"My heart goes out to the seminarians who are going through the current trauma of change under Pope Francis, because I went through the same trauma after Vatican II," Jesuit Fr. Thomas Reese writes in a recent column. Following are NCR reader responses to the column that have been edited for length and clarity.
I was thrilled as I read Jesuit Fr. Thomas Reese's thoughts in this article because they are exactly my own thoughts. All during Pope John Paul II's and Pope Benedict XVI's reigns, I prayed daily that the Holy Spirit would come forth and give us a pope who would bring us back to the wonderful community I experienced after the Second Vatican Council. And low and behold, the conclave elected Pope Francis.
I am a Vatican II woman. I was 19-years-old in 1962 when Vatican II began, and I admit at the time, I was frightened because the God I had been raised with was a scorekeeper, a judge, and I always felt like I was on my way to spend eternity in hell. Vatican II literally saved my spiritual life.

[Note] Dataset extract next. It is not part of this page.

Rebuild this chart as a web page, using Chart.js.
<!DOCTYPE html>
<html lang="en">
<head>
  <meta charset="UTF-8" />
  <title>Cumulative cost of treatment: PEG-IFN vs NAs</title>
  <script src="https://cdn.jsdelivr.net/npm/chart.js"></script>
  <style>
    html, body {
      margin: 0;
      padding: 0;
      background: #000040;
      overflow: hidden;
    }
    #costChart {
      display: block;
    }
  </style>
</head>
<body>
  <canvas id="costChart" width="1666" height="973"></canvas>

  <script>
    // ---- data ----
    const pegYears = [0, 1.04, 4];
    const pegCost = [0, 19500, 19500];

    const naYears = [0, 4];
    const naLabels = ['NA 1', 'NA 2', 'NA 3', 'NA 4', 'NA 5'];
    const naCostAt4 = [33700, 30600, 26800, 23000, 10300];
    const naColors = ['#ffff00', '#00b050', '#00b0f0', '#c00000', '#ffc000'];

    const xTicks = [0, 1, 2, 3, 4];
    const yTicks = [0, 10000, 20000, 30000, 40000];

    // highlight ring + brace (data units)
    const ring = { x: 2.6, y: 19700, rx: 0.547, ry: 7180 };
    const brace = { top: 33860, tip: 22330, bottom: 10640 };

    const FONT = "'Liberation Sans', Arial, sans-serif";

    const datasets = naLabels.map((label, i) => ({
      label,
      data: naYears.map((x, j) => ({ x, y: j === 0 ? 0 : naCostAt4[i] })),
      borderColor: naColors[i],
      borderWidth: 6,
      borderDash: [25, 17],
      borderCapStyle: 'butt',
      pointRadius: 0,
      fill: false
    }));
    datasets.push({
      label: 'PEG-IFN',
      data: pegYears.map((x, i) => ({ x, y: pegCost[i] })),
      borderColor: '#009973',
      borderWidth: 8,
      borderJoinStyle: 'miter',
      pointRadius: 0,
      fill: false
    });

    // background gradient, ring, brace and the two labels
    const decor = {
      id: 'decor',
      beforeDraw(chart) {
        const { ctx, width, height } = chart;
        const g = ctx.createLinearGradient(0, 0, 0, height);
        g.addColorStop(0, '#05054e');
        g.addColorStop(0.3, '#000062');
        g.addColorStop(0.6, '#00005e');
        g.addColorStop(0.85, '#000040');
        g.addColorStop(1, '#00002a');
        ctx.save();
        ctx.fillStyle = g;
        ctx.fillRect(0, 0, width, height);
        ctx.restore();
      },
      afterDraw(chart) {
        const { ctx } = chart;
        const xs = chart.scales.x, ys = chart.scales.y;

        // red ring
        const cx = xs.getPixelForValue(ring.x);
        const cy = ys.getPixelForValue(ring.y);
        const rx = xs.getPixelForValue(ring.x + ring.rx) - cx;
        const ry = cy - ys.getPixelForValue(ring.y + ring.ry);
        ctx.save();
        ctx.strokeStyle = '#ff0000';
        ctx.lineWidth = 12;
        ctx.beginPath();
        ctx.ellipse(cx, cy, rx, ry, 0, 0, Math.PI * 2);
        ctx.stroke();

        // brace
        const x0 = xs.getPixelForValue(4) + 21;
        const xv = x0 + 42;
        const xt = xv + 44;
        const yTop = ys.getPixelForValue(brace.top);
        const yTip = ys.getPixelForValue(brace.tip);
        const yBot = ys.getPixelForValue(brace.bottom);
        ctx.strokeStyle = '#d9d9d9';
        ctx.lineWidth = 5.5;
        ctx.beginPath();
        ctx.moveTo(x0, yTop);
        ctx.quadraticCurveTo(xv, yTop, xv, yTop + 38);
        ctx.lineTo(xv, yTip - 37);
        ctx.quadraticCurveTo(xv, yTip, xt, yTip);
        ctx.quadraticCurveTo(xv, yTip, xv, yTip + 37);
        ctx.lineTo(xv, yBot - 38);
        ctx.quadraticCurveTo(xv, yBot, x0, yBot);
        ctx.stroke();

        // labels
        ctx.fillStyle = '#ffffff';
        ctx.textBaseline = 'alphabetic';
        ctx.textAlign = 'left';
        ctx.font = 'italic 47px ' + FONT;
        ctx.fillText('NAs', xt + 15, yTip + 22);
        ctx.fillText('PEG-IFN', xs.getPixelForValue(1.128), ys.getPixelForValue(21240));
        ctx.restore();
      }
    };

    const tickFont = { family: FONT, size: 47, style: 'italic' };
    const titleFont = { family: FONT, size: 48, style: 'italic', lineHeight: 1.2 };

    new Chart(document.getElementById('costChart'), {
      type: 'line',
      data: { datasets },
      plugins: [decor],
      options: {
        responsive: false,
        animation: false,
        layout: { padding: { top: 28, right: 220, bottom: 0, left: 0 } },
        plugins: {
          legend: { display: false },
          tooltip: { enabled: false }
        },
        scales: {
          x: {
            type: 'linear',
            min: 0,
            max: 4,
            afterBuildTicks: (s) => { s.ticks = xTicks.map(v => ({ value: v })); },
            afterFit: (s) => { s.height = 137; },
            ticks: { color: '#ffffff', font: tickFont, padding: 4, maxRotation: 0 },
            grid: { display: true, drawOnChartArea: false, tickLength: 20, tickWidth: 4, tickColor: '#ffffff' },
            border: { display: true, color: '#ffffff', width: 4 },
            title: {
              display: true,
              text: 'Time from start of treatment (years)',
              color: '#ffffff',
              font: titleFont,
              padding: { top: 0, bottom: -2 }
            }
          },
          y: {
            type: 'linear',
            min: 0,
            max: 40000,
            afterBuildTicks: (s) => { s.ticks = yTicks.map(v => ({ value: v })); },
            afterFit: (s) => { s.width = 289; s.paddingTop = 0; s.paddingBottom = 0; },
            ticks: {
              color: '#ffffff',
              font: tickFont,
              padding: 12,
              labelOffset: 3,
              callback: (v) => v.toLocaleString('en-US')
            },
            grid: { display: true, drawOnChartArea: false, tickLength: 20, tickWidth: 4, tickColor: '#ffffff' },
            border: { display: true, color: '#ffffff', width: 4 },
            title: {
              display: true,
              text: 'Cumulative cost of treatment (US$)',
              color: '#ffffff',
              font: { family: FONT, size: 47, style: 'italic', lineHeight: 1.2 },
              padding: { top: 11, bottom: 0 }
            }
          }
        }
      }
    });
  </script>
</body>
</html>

During the Pope John Paul II and Pope Benedict years, as the liturgy was "reverted" back to verbiage used prior to Vatican II, I simply prayed the Vatican II prayers during Mass, (softly so as not to offend anyone sitting near me). I just could not make myself say the old words. I still do that to some degree today. And I am totally convinced that our good God is just fine with it.
I thank him every single day for giving us good Pope Francis and pray also that he will have a long and healthy life as he continues to follow God's will in all his endeavors to shepherd our church.
Thank you, Jesuit Fr. Thomas Reese, for your article that demonstrates so clearly what happened in the church, in seminaries and in religious orders, both right after Vatican II and now after Pope Francis became pope.
I was a few years after you in seminary (1962-66) and our Vincentian seminary welcomed Vatican II and we were encouraged to study the documents and listen to the theologians who came to Chicago and spoke. Would that present seminaries and young priests take time to study the documents of Vatican II and the follow up documents on liturgy, ecumenism, relationship with the world, etc.